*Your instructions*: Retype nothing but the lines from the start of the material up to and including the line with "import * as". Pictures don't belong in the copy.

[START Information supplied]

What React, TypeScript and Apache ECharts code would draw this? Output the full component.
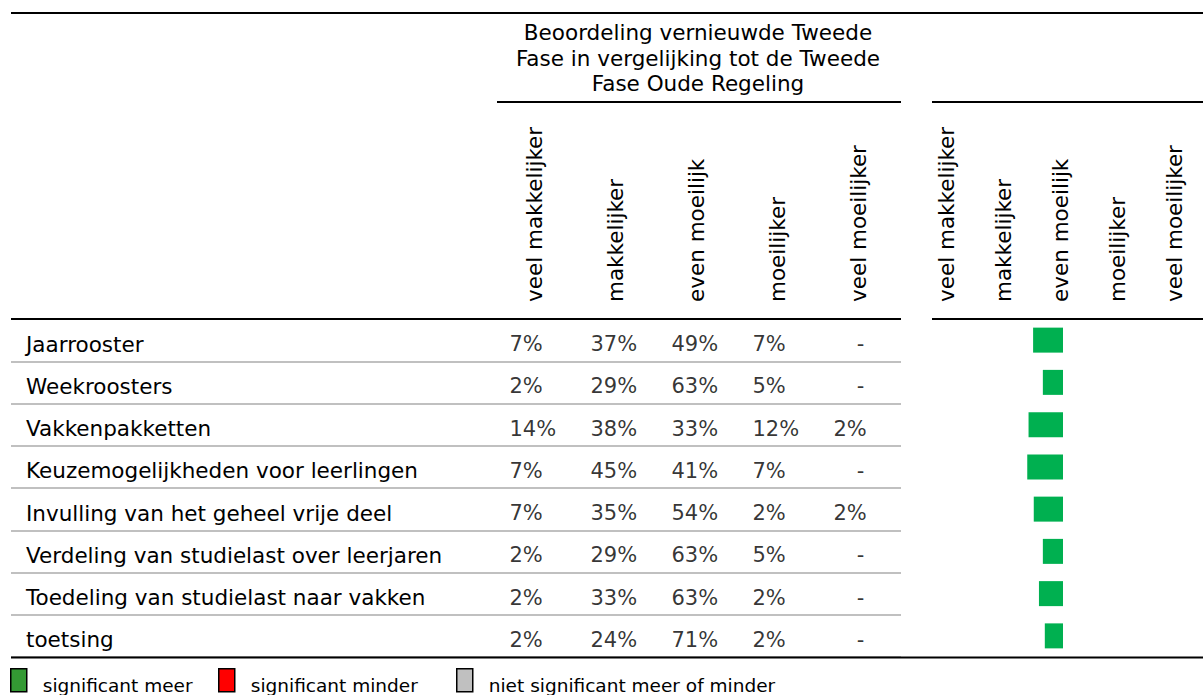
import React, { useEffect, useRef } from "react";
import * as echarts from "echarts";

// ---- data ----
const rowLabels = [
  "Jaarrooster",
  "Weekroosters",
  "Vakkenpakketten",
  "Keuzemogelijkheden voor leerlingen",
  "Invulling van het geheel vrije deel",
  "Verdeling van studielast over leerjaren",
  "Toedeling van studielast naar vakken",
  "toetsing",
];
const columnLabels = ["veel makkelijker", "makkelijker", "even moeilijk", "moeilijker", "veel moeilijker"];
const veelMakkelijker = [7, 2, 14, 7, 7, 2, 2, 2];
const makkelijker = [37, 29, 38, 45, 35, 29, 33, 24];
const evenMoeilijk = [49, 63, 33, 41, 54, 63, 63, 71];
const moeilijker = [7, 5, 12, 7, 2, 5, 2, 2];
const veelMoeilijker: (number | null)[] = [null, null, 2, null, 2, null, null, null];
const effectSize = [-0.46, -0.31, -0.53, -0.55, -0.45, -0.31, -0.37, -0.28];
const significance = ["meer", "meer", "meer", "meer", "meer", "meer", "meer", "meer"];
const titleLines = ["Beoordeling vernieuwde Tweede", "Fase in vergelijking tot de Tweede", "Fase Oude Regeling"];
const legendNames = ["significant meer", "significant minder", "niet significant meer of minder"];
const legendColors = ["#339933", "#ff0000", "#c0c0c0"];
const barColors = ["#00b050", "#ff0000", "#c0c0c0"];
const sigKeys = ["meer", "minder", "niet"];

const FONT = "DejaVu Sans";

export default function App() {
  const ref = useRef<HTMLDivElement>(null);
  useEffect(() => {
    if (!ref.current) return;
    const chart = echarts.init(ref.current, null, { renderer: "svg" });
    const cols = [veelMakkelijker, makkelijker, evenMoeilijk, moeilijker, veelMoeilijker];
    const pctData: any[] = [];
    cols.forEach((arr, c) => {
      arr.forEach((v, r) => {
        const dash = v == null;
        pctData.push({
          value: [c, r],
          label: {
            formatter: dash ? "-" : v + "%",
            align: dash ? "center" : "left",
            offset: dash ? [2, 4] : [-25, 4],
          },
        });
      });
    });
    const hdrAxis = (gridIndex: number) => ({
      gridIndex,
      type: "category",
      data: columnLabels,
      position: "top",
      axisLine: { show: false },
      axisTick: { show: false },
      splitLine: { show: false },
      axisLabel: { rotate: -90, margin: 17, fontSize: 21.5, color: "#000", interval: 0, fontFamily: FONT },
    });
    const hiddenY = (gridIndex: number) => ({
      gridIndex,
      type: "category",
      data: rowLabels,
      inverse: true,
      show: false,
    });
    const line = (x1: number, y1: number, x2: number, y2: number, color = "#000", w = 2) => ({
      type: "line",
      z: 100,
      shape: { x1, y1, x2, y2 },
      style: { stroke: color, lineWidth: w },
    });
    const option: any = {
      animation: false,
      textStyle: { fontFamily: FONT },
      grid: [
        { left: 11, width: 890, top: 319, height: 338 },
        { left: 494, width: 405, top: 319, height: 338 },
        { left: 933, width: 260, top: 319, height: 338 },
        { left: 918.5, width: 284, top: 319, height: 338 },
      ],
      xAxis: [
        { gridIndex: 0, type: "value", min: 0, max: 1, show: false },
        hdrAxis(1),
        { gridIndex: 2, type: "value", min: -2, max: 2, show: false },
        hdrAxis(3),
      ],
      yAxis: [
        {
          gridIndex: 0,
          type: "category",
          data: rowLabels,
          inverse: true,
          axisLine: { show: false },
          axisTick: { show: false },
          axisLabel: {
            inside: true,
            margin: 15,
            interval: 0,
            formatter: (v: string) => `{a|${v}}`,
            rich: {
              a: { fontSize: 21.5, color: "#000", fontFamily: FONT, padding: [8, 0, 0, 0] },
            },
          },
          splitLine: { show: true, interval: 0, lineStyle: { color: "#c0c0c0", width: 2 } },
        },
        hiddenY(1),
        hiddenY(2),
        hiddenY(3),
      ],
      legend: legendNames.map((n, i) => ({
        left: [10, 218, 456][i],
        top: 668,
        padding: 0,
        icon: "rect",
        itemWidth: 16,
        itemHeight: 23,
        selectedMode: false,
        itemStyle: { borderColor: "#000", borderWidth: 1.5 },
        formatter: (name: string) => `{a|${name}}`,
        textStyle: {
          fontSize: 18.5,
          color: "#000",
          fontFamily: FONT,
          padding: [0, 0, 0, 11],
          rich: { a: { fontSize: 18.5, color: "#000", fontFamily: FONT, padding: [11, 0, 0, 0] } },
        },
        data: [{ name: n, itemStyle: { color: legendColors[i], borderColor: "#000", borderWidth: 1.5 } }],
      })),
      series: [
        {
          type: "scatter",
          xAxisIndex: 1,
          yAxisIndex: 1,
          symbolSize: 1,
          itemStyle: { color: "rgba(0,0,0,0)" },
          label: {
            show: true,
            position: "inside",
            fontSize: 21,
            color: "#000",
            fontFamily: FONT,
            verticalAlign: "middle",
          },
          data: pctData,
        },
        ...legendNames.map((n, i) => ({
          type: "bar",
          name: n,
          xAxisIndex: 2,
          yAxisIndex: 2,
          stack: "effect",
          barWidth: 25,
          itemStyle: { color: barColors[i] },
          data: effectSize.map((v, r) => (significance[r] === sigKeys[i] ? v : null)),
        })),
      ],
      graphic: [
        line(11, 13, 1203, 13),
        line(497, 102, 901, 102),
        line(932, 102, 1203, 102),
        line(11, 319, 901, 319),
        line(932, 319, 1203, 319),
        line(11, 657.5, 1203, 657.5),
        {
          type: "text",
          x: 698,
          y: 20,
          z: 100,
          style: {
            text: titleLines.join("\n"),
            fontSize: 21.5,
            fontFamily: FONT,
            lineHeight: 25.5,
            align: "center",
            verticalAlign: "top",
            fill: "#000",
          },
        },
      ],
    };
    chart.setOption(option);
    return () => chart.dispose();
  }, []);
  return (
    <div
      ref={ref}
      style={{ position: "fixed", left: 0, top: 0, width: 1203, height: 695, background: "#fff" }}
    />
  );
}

[END Information supplied]

*Task output*:
What React, TypeScript and Apache ECharts code would draw this? Output the full component.
import React, { useEffect, useRef } from "react";
import * as echarts from "echarts";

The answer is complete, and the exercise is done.